Insólito, os hierarcas do futebol
brasileiro optaram por arrancar a parte mais
florida de sua história e apostar em outros meios para justificar o fim. Mas
será que não tinham mais motivos que ninguém para saber com quais meios tinham
conseguido tantos fins sem ter que justificar nada? O principal, o dos
malabaristas de praia, o que não tirava o sorriso da boca nem na final de todas
as finais, o dos que faziam piadas com a bola sem por isso rebaixar nem um
pouco seu físico fibroso, elástico e resistente. Em nenhum canto do planeta
florescia mais, no entanto, chegaram os inquisidores.
O Brasil mandou seu passado para
o lixo e quis se parecer com todos os outros. Não foi imediato, claro, porque a
genética não se salva nem se altera em meia hora, mas começou a dar pistas. Na
Copa do Mundo de 90 foi incorporado um defensor líbero, que então só era um
pecado alemão e daqueles que só podem sobreviver com um amontoado na defesa e
cruzando os dedos. Já foi uma chatice, embora de algum lamaçal dava para tirar
algumas reputações como Alemão, Jorginho, Branco, Careca ou Muller. O problema
é que Dunga já se mostrava como o símbolo do nada.

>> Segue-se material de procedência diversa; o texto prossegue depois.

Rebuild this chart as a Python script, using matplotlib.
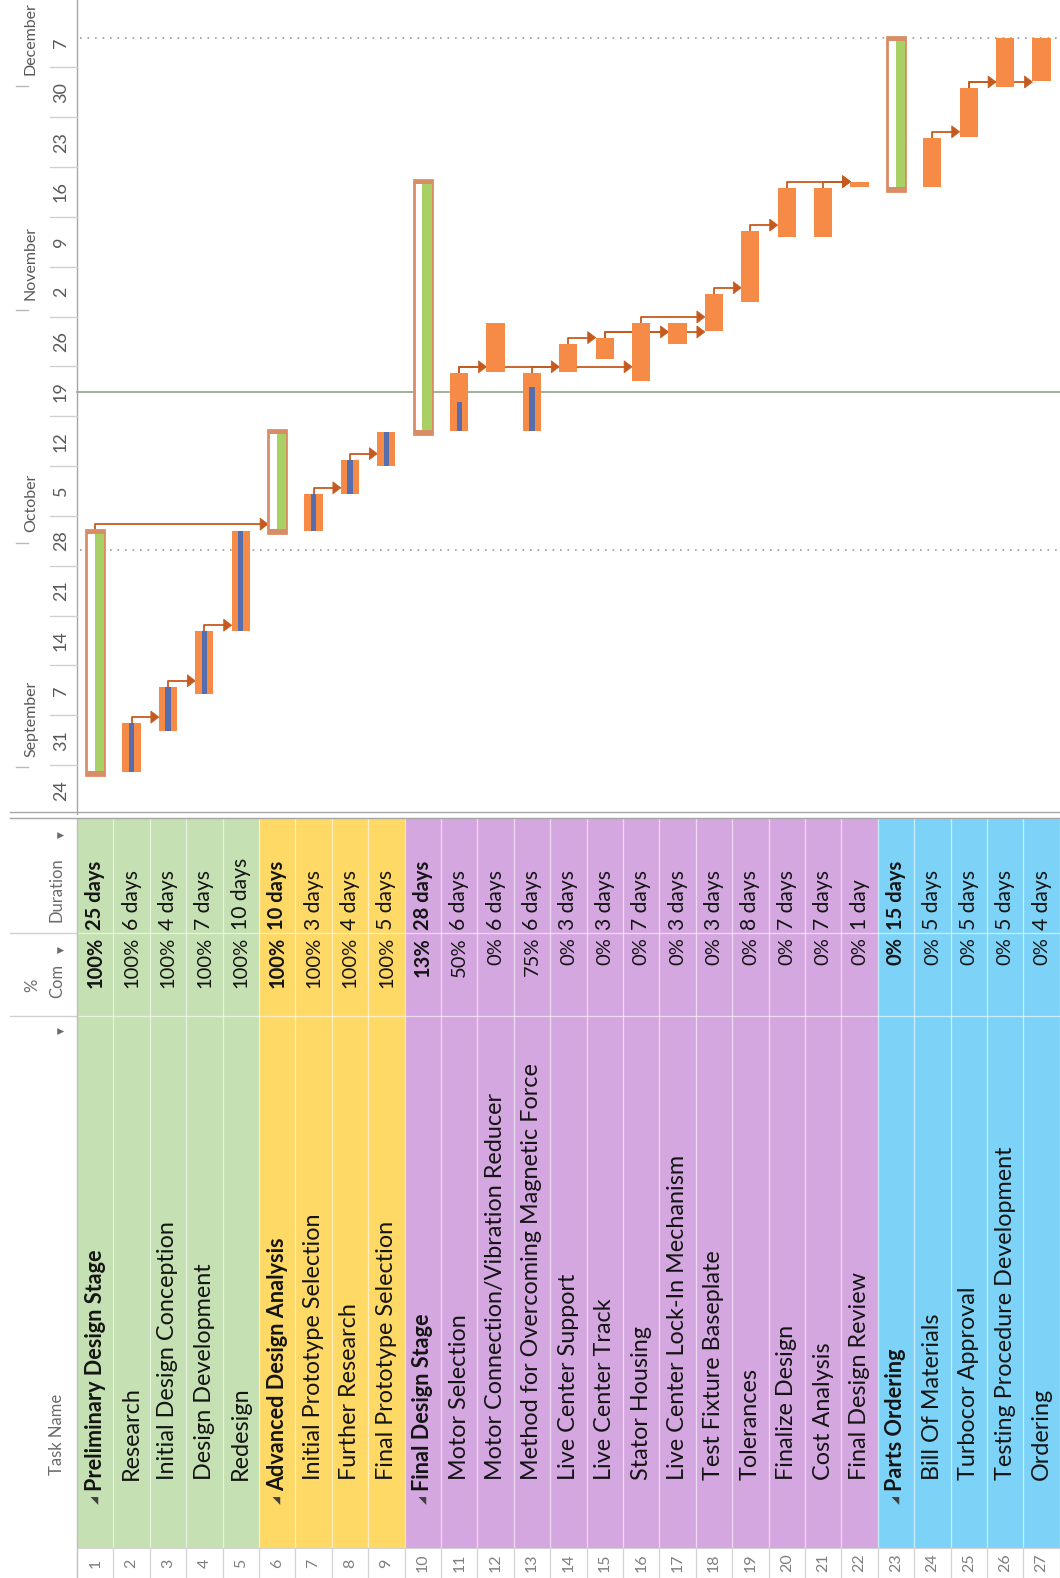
import matplotlib
matplotlib.use("agg")
import matplotlib.pyplot as plt
from matplotlib.patches import Rectangle, Polygon
from matplotlib.lines import Line2D

plt.rcParams["font.family"] = ["Lato", "DejaVu Sans"]

# ---- data -----------------------------------------------------------------
task_names = [
    "Preliminary Design Stage", "Research", "Initial Design Conception",
    "Design Development", "Redesign", "Advanced Design Analysis",
    "Initial Prototype Selection", "Further Research", "Final Prototype Selection",
    "Final Design Stage", "Motor Selection", "Motor Connection/Vibration Reducer",
    "Method for Overcoming Magnetic Force", "Live Center Support", "Live Center Track",
    "Stator Housing", "Live Center Lock-In Mechanism", "Test Fixture Baseplate",
    "Tolerances", "Finalize Design", "Cost Analysis", "Final Design Review",
    "Parts Ordering", "Bill Of Materials", "Turbocor Approval",
    "Testing Procedure Development", "Ordering",
]
summary_rows = [1, 6, 10, 23]
pct_complete = [100, 100, 100, 100, 100, 100, 100, 100, 100, 13, 50, 0, 75, 0,
                0, 0, 0, 0, 0, 0, 0, 0, 0, 0, 0, 0, 0]
durations = ["25 days", "6 days", "4 days", "7 days", "10 days", "10 days",
             "3 days", "4 days", "5 days", "28 days", "6 days", "6 days", "6 days",
             "3 days", "3 days", "7 days", "3 days", "3 days", "8 days", "7 days",
             "7 days", "1 day", "15 days", "5 days", "5 days", "5 days", "4 days"]
# bar start / finish in days counted from Sunday Aug 24
start_day = [5.6, 6.0, 11.8, 17.0, 25.8, 39.6, 39.9, 45.1, 49.0, 53.5, 53.9, 62.2,
             53.9, 62.2, 64.0, 61.0, 66.2, 68.0, 72.1, 81.2, 81.2, 88.2, 87.6, 88.2,
             95.2, 102.2, 103.1]
finish_day = [40.0, 12.9, 18.0, 25.8, 39.9, 54.1, 45.1, 49.9, 53.8, 89.2, 62.1, 69.1,
              62.1, 66.2, 67.0, 69.1, 69.1, 73.2, 82.0, 88.1, 88.1, 88.9, 109.3, 95.1,
              102.1, 109.1, 109.1]
links = [(1, 6), (2, 3), (3, 4), (4, 5), (7, 8), (8, 9), (11, 12), (11, 16), (13, 14),
         (14, 15), (15, 17), (15, 18), (16, 18), (18, 19), (19, 20), (20, 22), (21, 22),
         (24, 25), (25, 26), (25, 27)]
phase_first_row = [1, 6, 10, 23]
phase_last_row = [5, 9, 22, 27]
phase_colors = ["#C5E0B3", "#FFD966", "#D4A7E0", "#7DD3F7"]

week_labels = ["24", "31", "7", "14", "21", "28", "5", "12", "19", "26", "2", "9",
               "16", "23", "30", "7"]
month_names = ["September", "October", "November", "December"]
month_tick_day = [6.7, 38.2, 70.9, 102.4]
status_day = 59.4
dotted_days = [37.2, 109.1]

# ---- layout (pixels of the 1060x1578 picture) -------------------------------
W, H = 1060, 1578
GRID_LEFT = 77
ROW_PX = 36.4
CHART_BOTTOM = 815
DAY_PX = 7.12
TABLE_TOP = 819
NUM_TOP = 1548

ORANGE = "#F68A47"
BLUE = "#566DAE"
GREEN = "#A9D064"
SUM_EDGE = "#D98D66"
LINK = "#C65A1E"
GRAY_TXT = "#6B6B6B"
TXT = "#141414"


def px2x(px):
    return 0.5 + (px - GRID_LEFT) / ROW_PX


x_lo, x_hi = px2x(0), px2x(W)

fig = plt.figure(figsize=(W / 100, H / 100), dpi=100)

# ---- gantt chart --------------------------------------------------------------
ax = fig.add_axes([0, 1 - CHART_BOTTOM / H, 1, CHART_BOTTOM / H])
ax.set_xlim(x_lo, x_hi)
ax.set_ylim(0, CHART_BOTTOM / DAY_PX)
ax.axis("off")

# timescale
ax.plot([px2x(GRID_LEFT)] * 2, [0, CHART_BOTTOM / DAY_PX], color="#A6A6A6", lw=1)
for w, lab in enumerate(week_labels):
    ax.text(px2x(61), 7 * w + 3.5, lab, rotation=90, ha="center", va="center",
            fontsize=13, color="#595959")
    if w > 0:
        ax.plot([px2x(50), px2x(GRID_LEFT)], [7 * w] * 2, color="#D0D0D0", lw=1)
for name, d in zip(month_names, month_tick_day):
    ax.plot([px2x(16), px2x(28)], [d, d], color="#B8B8B8", lw=1)
    ax.text(px2x(31), d + 1.5, name, rotation=90, ha="center", va="bottom",
            fontsize=11.5, color="#595959")

# status and dotted lines
ax.plot([px2x(GRID_LEFT), x_hi], [status_day] * 2, color="#94AE8E", lw=1.3)
for d in dotted_days:
    ax.plot([px2x(80), x_hi], [d, d], color="#9A9A9A", lw=1.2, ls=(0, (1, 3.5)))

# links (under the bars)
HEAD_L, HEAD_H, RISE = 0.22, 0.85, 0.85
for p, q in links:
    yf = finish_day[p - 1]
    yl = yf + RISE
    xq = q - 0.25
    ax.plot([p, p, xq - HEAD_L], [yf, yl, yl], color=LINK, lw=1.3, zorder=2,
            solid_joinstyle="round")
    ax.add_patch(Polygon([[xq, yl], [xq - HEAD_L, yl + HEAD_H], [xq - HEAD_L, yl - HEAD_H]],
                         closed=True, fc=LINK, ec=LINK, lw=0.5, zorder=2))

# bars
CAP = 0.6
for i in range(len(task_names)):
    r = i + 1
    s, f = start_day[i], finish_day[i]
    if r in summary_rows:
        ax.add_patch(Rectangle((r - 0.25, s), 0.5, f - s, fc="white", ec=SUM_EDGE,
                               lw=2, zorder=3))
        ax.add_patch(Rectangle((r - 0.01, s), 0.25, f - s, fc=GREEN, ec="none", zorder=3))
        ax.add_patch(Rectangle((r - 0.25, s), 0.5, CAP, fc=SUM_EDGE, ec="none", zorder=4))
        ax.add_patch(Rectangle((r - 0.25, f - CAP), 0.5, CAP, fc=SUM_EDGE, ec="none", zorder=4))
    else:
        ax.add_patch(Rectangle((r - 0.25, s), 0.5, f - s, fc=ORANGE, ec="none", zorder=3))
        if pct_complete[i] > 0:
            ax.add_patch(Rectangle((r - 0.07, s), 0.14, (f - s) * pct_complete[i] / 100,
                                   fc=BLUE, ec="none", zorder=4))

# ---- task table -----------------------------------------------------------------
tb = fig.add_axes([0, 0, 1, (H - TABLE_TOP) / H])
tb.set_xlim(x_lo, x_hi)
tb.set_ylim(H, TABLE_TOP)
tb.axis("off")

for a, b, c in zip(phase_first_row, phase_last_row, phase_colors):
    tb.add_patch(Rectangle((a - 0.5, TABLE_TOP), b - a + 1, NUM_TOP - TABLE_TOP,
                           fc=c, ec="none"))
for k in range(1, 28):
    tb.plot([k + 0.5] * 2, [TABLE_TOP, NUM_TOP], color="white", lw=0.9, alpha=0.6)
    tb.plot([k + 0.5] * 2, [NUM_TOP, H], color="#D4D4D4", lw=0.9)
for yc in (933, 1016):
    tb.plot([0.5, x_hi], [yc, yc], color="white", lw=0.9, alpha=0.6)
    tb.plot([px2x(10), px2x(GRID_LEFT)], [yc, yc], color="#D0D0D0", lw=1)
tb.plot([0.5, x_hi], [NUM_TOP, NUM_TOP], color="#D4D4D4", lw=0.8)
tb.plot([px2x(GRID_LEFT)] * 2, [TABLE_TOP, H], color="#BFBFBF", lw=1)

for i, name in enumerate(task_names):
    r = i + 1
    bold = r in summary_rows
    fw = "bold" if bold else "normal"
    tb.text(r, 1563, str(r), rotation=90, ha="center", va="center", fontsize=11.5,
            color="#7F7F7F")
    if bold:
        tb.text(r, 1500, "\u25E2", rotation=90, ha="center", va="center", fontsize=7.5,
                color="#404040", family="DejaVu Sans")
        tb.text(r, 1491, name, rotation=90, ha="center", va="bottom", fontsize=15.6,
                fontweight=fw, color=TXT)
    else:
        tb.text(r, 1480, name, rotation=90, ha="center", va="bottom", fontsize=16.8,
                color=TXT)
    tb.text(r, 937, f"{pct_complete[i]}%", rotation=90, ha="center", va="top",
            fontsize=14.5, fontweight=fw, color=TXT)
    tb.text(r, 930, durations[i], rotation=90, ha="center", va="bottom",
            fontsize=14.5 if bold else 15.2, fontweight=fw, color=TXT)

# column headers
hx = px2x(57)
tb.text(hx, 1475, "Task Name", rotation=90, ha="center", va="bottom", fontsize=12,
        color=GRAY_TXT)
tb.text(px2x(61), 1031, "\u25BC", rotation=90, ha="center", va="center", fontsize=6.5,
        color=GRAY_TXT, family="DejaVu Sans")
tb.text(px2x(32), 985, "%", rotation=90, ha="center", va="center", fontsize=12,
        color=GRAY_TXT)
tb.text(hx, 998, "Com", rotation=90, ha="center", va="bottom", fontsize=12,
        color=GRAY_TXT)
tb.text(px2x(61), 950, "\u25BC", rotation=90, ha="center", va="center", fontsize=6.5,
        color=GRAY_TXT, family="DejaVu Sans")
tb.text(hx, 922, "Duration", rotation=90, ha="center", va="bottom", fontsize=12,
        color=GRAY_TXT)
tb.text(px2x(61), 835, "\u25BC", rotation=90, ha="center", va="center", fontsize=6.5,
        color=GRAY_TXT, family="DejaVu Sans")

# split between chart and table
for yy in (812, 818):
    fig.add_artist(Line2D([10 / W, 1], [1 - yy / H] * 2, color="#A6A6A6", lw=1))

fig.savefig("out.png", dpi=100)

Quatro anos depois, nos Estados
Unidos 94, ficou patenteado o invento do quadrado mágico, para desmaio de Didi,
Gerson, Rivelino e companhia, que sempre foram mágicos sem geometrias. Aquela
ortopedia consistia em dois centrais robustos e dois meias defensores como
guardiães. Um deles era Dunga, o outro era o
excelente, Mauro Silva, mas com o tempo sua estrela abriu o caminho
para uma coluna de canseiras, uma heresia. Romário e Bebeto conseguiram chegar
a brindar depois de uma final chatíssima. O Brasil caminhava na direção
contrária à sua história, mas ainda tinha alguns recursos, como Ronaldo para
chegar à final da França 98, ou a do próprio Fenômeno junto a Rivaldo e
Ronaldinho, que colocaram Scolari no trono em 2002.
A imparável queda para a
mediocridade engoliu Ronaldinho e Kaká em 2006. A deriva fez com que, na África
do Sul, o peso do jogo recaísse sobre Kleberson, Felipe Melo e Gilberto Silva.

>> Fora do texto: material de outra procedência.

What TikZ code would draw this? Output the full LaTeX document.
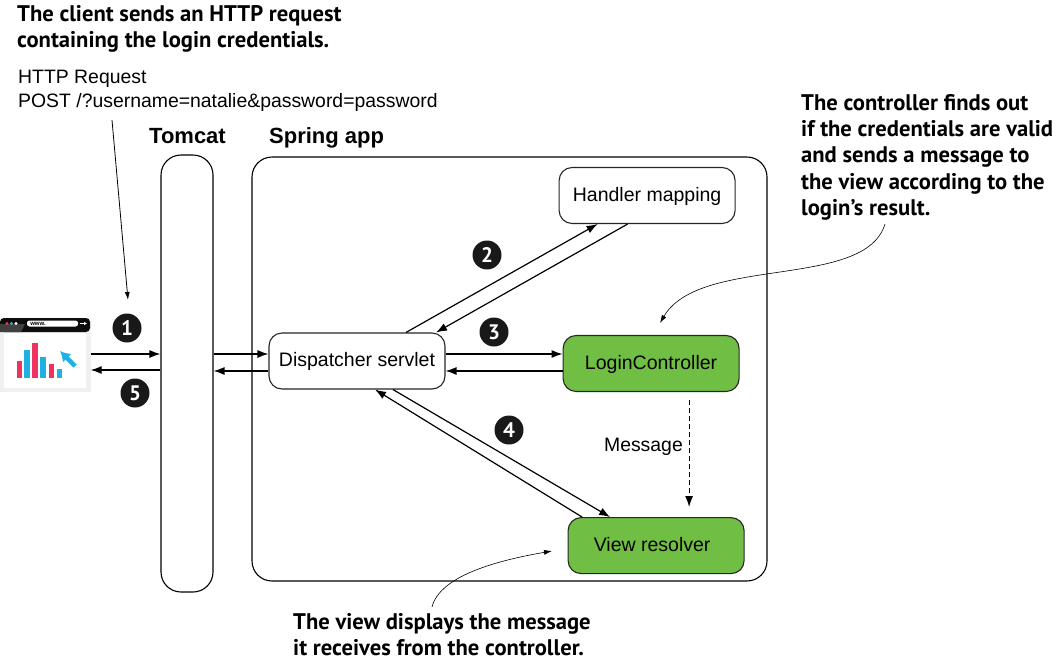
\documentclass[tikz,border=0pt]{standalone}
\usepackage{fontspec}
\setmainfont{Liberation Sans}
\newfontfamily\calloutfont{PT Sans}
\usetikzlibrary{positioning, arrows.meta, calc}
\definecolor{boxgreen}{HTML}{70BF44}
\definecolor{barpink}{HTML}{EF3360}
\definecolor{barblue}{HTML}{1FB1E3}
\tikzset{
>={Latex[length=11pt,width=8pt]}, % arrow heads
box/.style={draw=black!85, line width=1.1pt, rounded corners=13pt, minimum width=176pt, minimum height=56pt, inner sep=0pt, text height=15pt, text depth=4pt, font=\fontsize{19.5}{23}\selectfont},
greenbox/.style={box, fill=boxgreen},
lane/.style={draw=black, line width=1.1pt, rounded corners=20pt, inner sep=0pt},
flow/.style={->, line width=1.2pt},
thinflow/.style={->, line width=0.6pt, >={Latex[length=8pt,width=5pt]}},
callout/.style={align=left, inner sep=0pt, font=\calloutfont\bfseries\fontsize{22.6}{26.3}\selectfont},
plain/.style={inner sep=0pt, font=\fontsize{19.4}{23.5}\selectfont},
title/.style={inner sep=0pt, font=\bfseries\fontsize{22}{26}\selectfont},
badge/.style={circle, fill=black!90, text=white, minimum size=29pt, inner sep=0pt, font=\calloutfont\bfseries\fontsize{21}{21}\selectfont},
}
\begin{document}
\begin{tikzpicture}[x=1pt, y=-1pt]
\useasboundingbox (0,0) rectangle (1056,662);
% containers
\node[lane, minimum width=52pt, minimum height=437pt] (tomcat) at (187,373.5) {};
\node[lane, minimum width=515pt, minimum height=424pt] (spring) at (509.5,369) {};
\node[title, anchor=south west] (tomcatlabel) at (149,144) {Tomcat};
\node[title, anchor=south west] (springlabel) at (269,148) {Spring app};
% components
\node[box, fill=white] (dispatcher) at (357,361) {Dispatcher servlet};
\node[box, fill=white, right=113pt of dispatcher, yshift=165.5pt] (handler) {Handler mapping};
\node[greenbox, right=117pt of dispatcher, yshift=-2.5pt] (login) {LoginController};
\node[greenbox, below=125pt of login, xshift=5pt] (view) {\kern-8pt View resolver};
% browser
\node[minimum width=91pt, minimum height=74pt, inner sep=0pt, fill=black!6] (browser) at (45,355) {};
\fill[white] (4,333) rectangle (86,388);
\fill[black!95, rounded corners=4pt] (0,332) -- (0,318) -- (90,318) -- (90,332) -- cycle;
\fill[black!75] (0,324) -- (0,332) -- (21,332) -- (25,324) -- cycle;
\fill[white, rounded corners=2.5pt] (27,320.5) rectangle (78,326.5);
\node[inner sep=0pt, font=\bfseries\fontsize{6}{6}\selectfont] (www) at (38,323.5) {www.};
\fill[barpink] (7,323.5) circle (1.6);
\fill[barblue] (11.5,323.5) circle (1.6);
\fill[white] (16,323.5) circle (1.6);
\draw[white, line width=0.9pt, -{Latex[length=3pt,width=3.5pt]}] (80,323.5) -- (87,323.5);
\foreach \x/\y/\c in {16.7/361/barpink, 24.3/350/barblue, 32.3/343/barpink, 40.3/357/barblue, 48.7/364/barpink, 56.7/369/barblue}
  \fill[\c] (\x,\y) rectangle +(5.3,378-\y);
\draw[barblue, line width=4.5pt, -{Latex[length=10pt,width=12pt]}] (75,366) -- (60,351);
% request and response
\draw[flow] ([yshift=1pt]browser.east) -- (tomcat.west |- 0,354);
\draw[flow] (tomcat.west |- 0,370) -- ([yshift=-15pt]browser.east);
\draw[flow] (tomcat.east |- 0,354) -- ([yshift=7pt]dispatcher.west);
\draw[flow] ([yshift=-10pt]dispatcher.west) -- (tomcat.east |- 0,371);
% dispatcher to handler
\draw[flow] ([xshift=49pt]dispatcher.north) -- ([xshift=-49.5pt]handler.south);
\draw[flow] ([xshift=-19.5pt]handler.south) -- ([xshift=79pt]dispatcher.north);
% dispatcher to controller
\draw[flow] ([yshift=7pt]dispatcher.east) -- ([yshift=9.5pt]login.west);
\draw[flow] ([yshift=-7.5pt]login.west) -- ([yshift=-10pt]dispatcher.east);
% dispatcher to view
\draw[flow] ([xshift=36pt]dispatcher.south) -- ([xshift=-46pt]view.north);
\draw[flow] ([xshift=-74pt]view.north) -- ([xshift=18pt]dispatcher.south);
% message
\draw[flow, dash pattern=on 5pt off 3pt] ([xshift=38pt,yshift=-8pt]login.south) -- ([xshift=33pt,yshift=10pt]view.north);
\node[plain, anchor=east] (message) at (683,447) {Message};
% badges
\node[badge] (one) at (127,328) {1};
\node[badge] (two) at (487,255) {2};
\node[badge] (three) at (494,332) {3};
\node[badge] (four) at (509,430) {4};
\node[badge] (five) at (135,393) {5};
% texts
\node[callout, anchor=north west] (clientnote) at (17,5) {The client sends an HTTP request\\containing the login credentials.};
\node[plain, anchor=north west, align=left] (request) at (18,70) {HTTP Request\\POST /?username=natalie\&password=password};
\node[callout, anchor=north west] (controllernote) at (801,94) {The controller finds out\\if the credentials are valid\\and sends a message to\\the view according to the\\login’s result.};
\node[callout, anchor=north west] (viewnote) at (293,613) {The view displays the message\\it receives from the controller.};
% pointers
\coordinate (requesttail) at (112,120);
\coordinate (clienttip) at (128,300);
\draw[thinflow, line width=0.8pt] (requesttail) -- (clienttip);
\coordinate (controllertail) at (885,224);
\coordinate (controllertip) at (660,323);
\draw[thinflow] (controllertail) .. controls (865,290) and (700,255) .. (controllertip);
\coordinate (viewtail) at (432,607);
\coordinate (viewtip) at (552,551);
\draw[thinflow] (viewtail) .. controls (440,575) and (500,560) .. (viewtip);
\end{tikzpicture}
\end{document}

Havia poucos apoios, mas o técnico Menezes, com o volante nas mãos, não
conseguiu com o ouro em Londres 2012 e Scolari voltou a tempo de se proclamar o
bravo vingador do Maracanazo, como um Felipão curtido pela Europa. A Copa das
Confederações de 2013 foi uma miragem, por mais que a Brasil deixasse de
joelhos uma Espanha com poucas pernas e a cabeça em outro lugar. A Copa do
Mundo é outra história e as exigências são maiores.
No final da surra recebida
da Alemanha, Scolari afirmou também que a própria seleção alemã fracassou em
sua Copa de 2006 e na Eurocopa de 2008, mas manteve o grupo de jogadores. Tenta
enganar, porque aquela Alemanha mergulhou no melhor de seu passado, no modelo
de Overath e não se deixou tentar pela ideia de hercúleos atletas convertidos
em jogadores com os pés deslocados. O resultado é esta brilhante geração criada
e esperada, até voltar a uma final 24 anos depois. A Espanha, por seu lado,
partiu de 2008 com o modelo definido e, apesar do baque nesta Copa, bendita
traição a seu furioso e irrelevante passado. No Brasil, o
passado era único, mas os Scolaris concorrem para
governar o futuro. Isso é ainda mais inquietante que o 1-7. Um resultado
traumático que deveria servir para impugnar para sempre o que o Brasil não é
mais. A canarinha deve isso ao Brasil e ao futebol mundial, ao que seus
antepassados fizeram tão bem. O de agora matava por ser uma úlcera e, desde a
terça, por pena. O melhor consolo: visitar o Museu do Futebol brasileiro,
a melhor futbolteca do mundo. Será que Scolari visitou?